Club Caramel days, in Sanam Chaudhri

Elaborating on the latest rhetoric that has led to Pakistani actors being banned in India, Kiran says that art should be left alone from politics because they have a global audience — an audience that doesn’t love or hate them for their nationality, but admire them for their talent.

“Audience doesn’t watch them because they are Indians or Pakistanis. They have a following because of their talent and the reason why Pakistani or Indian artists are popular across the border is because we share common culture and it is easy to connect. It is about language and culture, and not about national boundaries,” she says.

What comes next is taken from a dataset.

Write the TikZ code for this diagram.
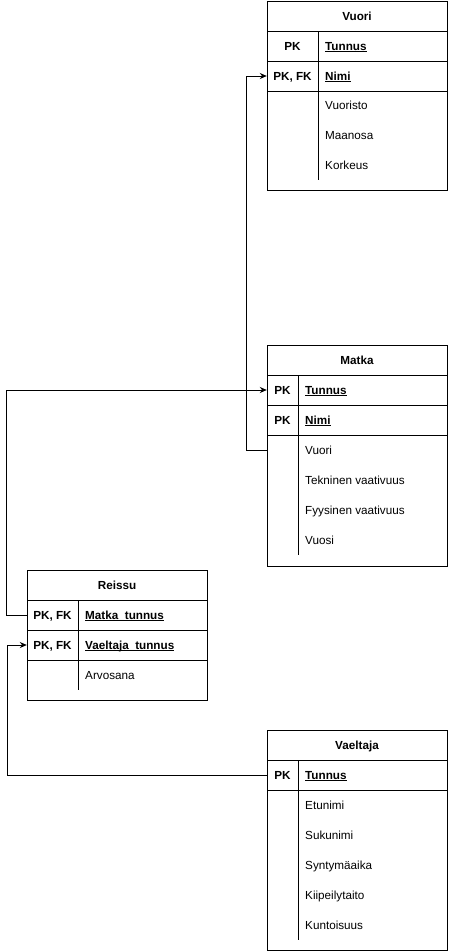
\documentclass[tikz,border=0pt]{standalone}
\usepackage{fontspec}
\setmainfont{Liberation Sans}
\usetikzlibrary{arrows.meta}
\newcommand\myul[1]{\setbox0=\hbox{#1}\rlap{\rule[-1.8pt]{\wd0}{0.9pt}}\box0}
\begin{document}
\begin{tikzpicture}[x=1pt,y=-1pt,
  every node/.style={font=\fontsize{11.7}{13}\selectfont, text height=10pt, text depth=2pt},
  tbl/.style={draw, line width=1pt, anchor=north west, minimum width=180pt, inner sep=0pt, text height=, text depth=},
  sep/.style={line width=1pt},
  hdr/.style={font=\fontsize{11.7}{13}\selectfont\bfseries},
  keyw/.style={font=\fontsize{11.7}{13}\selectfont\bfseries, minimum height=30pt, inner sep=0pt},
  fld/.style={anchor=west, inner sep=0pt},
  fldk/.style={fld, font=\fontsize{11.7}{13}\selectfont\bfseries},
  conn/.style={line width=1pt, -{Stealth[length=7pt,width=6pt]}}]
\useasboundingbox (0,0) rectangle (448,951);

% ---------- Vuori ----------
\node[tbl, minimum height=189pt] (vuori) at (267,1) {};
\draw[sep] (267,31) -- (447,31) (267,61) -- (447,61) (267,91) -- (447,91);
\draw[sep] (318,31) -- (318,180);
\node[hdr] (vuori-h) at (357,16) {Vuori};
\node[keyw, minimum width=51pt] (vuori-k1) at (292.5,46) {PK};
\node[keyw, minimum width=51pt] (vuori-k2) at (292.5,76) {PK, FK};
\node[fldk] (vuori-f1) at (325,46) {\myul{Tunnus}};
\node[fldk] (vuori-f2) at (325,76) {\myul{Nimi}};
\node[fld] (vuori-f3) at (325,105) {Vuoristo};
\node[fld] (vuori-f4) at (325,135) {Maanosa};
\node[fld] (vuori-f5) at (325,165) {Korkeus};

% ---------- Matka ----------
\node[tbl, minimum height=221pt] (matka) at (267,345) {};
\draw[sep] (267,375) -- (447,375) (267,405) -- (447,405) (267,435) -- (447,435);
\draw[sep] (298,375) -- (298,555);
\node[hdr] (matka-h) at (357,360) {Matka};
\node[keyw, minimum width=31pt] (matka-k1) at (282.5,390) {PK};
\node[keyw, minimum width=31pt] (matka-k2) at (282.5,420) {PK};
\node[keyw, minimum width=31pt] (matka-k3) at (282.5,450) {};
\node[fldk] (matka-f1) at (305,390) {\myul{Tunnus}};
\node[fldk] (matka-f2) at (305,420) {\myul{Nimi}};
\node[fld] (matka-f3) at (305,450) {Vuori};
\node[fld] (matka-f4) at (305,480) {Tekninen vaativuus};
\node[fld] (matka-f5) at (305,510) {Fyysinen vaativuus};
\node[fld] (matka-f6) at (305,540) {Vuosi};

% ---------- Reissu ----------
\node[tbl, minimum height=130pt] (reissu) at (27,570) {};
\draw[sep] (27,600) -- (207,600) (27,630) -- (207,630) (27,660) -- (207,660);
\draw[sep] (78,600) -- (78,690);
\node[hdr] (reissu-h) at (117,585) {Reissu};
\node[keyw, minimum width=51pt] (reissu-k1) at (52.5,615) {PK, FK};
\node[keyw, minimum width=51pt] (reissu-k2) at (52.5,645) {PK, FK};
\node[fldk] (reissu-f1) at (85,615) {\myul{Matka\_tunnus}};
\node[fldk] (reissu-f2) at (85,645) {\myul{Vaeltaja\_tunnus}};
\node[fld] (reissu-f3) at (85,675) {Arvosana};

% ---------- Vaeltaja ----------
\node[tbl, minimum height=220pt] (vaeltaja) at (267,730) {};
\draw[sep] (267,760) -- (447,760) (267,790) -- (447,790);
\draw[sep] (298,760) -- (298,940);
\node[hdr] (vaeltaja-h) at (357,745) {Vaeltaja};
\node[keyw, minimum width=31pt] (vaeltaja-k1) at (282.5,775) {PK};
\node[fldk] (vaeltaja-f1) at (305,775) {\myul{Tunnus}};
\node[fld] (vaeltaja-f2) at (305,805) {Etunimi};
\node[fld] (vaeltaja-f3) at (305,835) {Sukunimi};
\node[fld] (vaeltaja-f4) at (305,865) {Syntymäaika};
\node[fld] (vaeltaja-f5) at (305,895) {Kiipeilytaito};
\node[fld] (vaeltaja-f6) at (305,925) {Kuntoisuus};

% ---------- Connectors ----------
\draw[conn] (matka-k3.west) -- ++(-20,0) |- (vuori-k2.west);
\draw[conn] (reissu-k1.west) -- ++(-20,0) |- (matka-k1.west);
\draw[conn] (vaeltaja-k1.west) -| (7,645) -- (reissu-k2.west);
\end{tikzpicture}
\end{document}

What happens in such cases, she points out, is that when you are banning films or actors, audience finds a way of accessing them — hence flourishes a network of piracy and illegal hubs. “It becomes a forbidden fruit,” she says with wry humour.

“And since no publicity is bad publicity. The government and media houses in India have given so much publicity to Pakistani actors for the past month that even those who didn’t know about them have been introduced to these names. They might go and watch the films in which they feature, which otherwise they wouldn’t have. So, I feel this whole discourse has been a little misguided,” she says.

The real losers, according to her, are cinema owners and viewers who are going to lose out, if films featuring Pakistani or Indian actors are banned. “Only they will suffer. People would still watch these films, their viewing will suffer and privacy will flourish. So, if you analyse it closely, these clashes only affect business,” she adds.

She hopes to get back on creative front and love what she enjoys the most — being in front of the camera. However, her son and her fashion store top her priority list for now. “With a two-year-old it is a bit difficult to get back into action in full force. Right now, my stores need my full attention and without getting distracted by any other project, I will continue to focus on this business,” she concludes.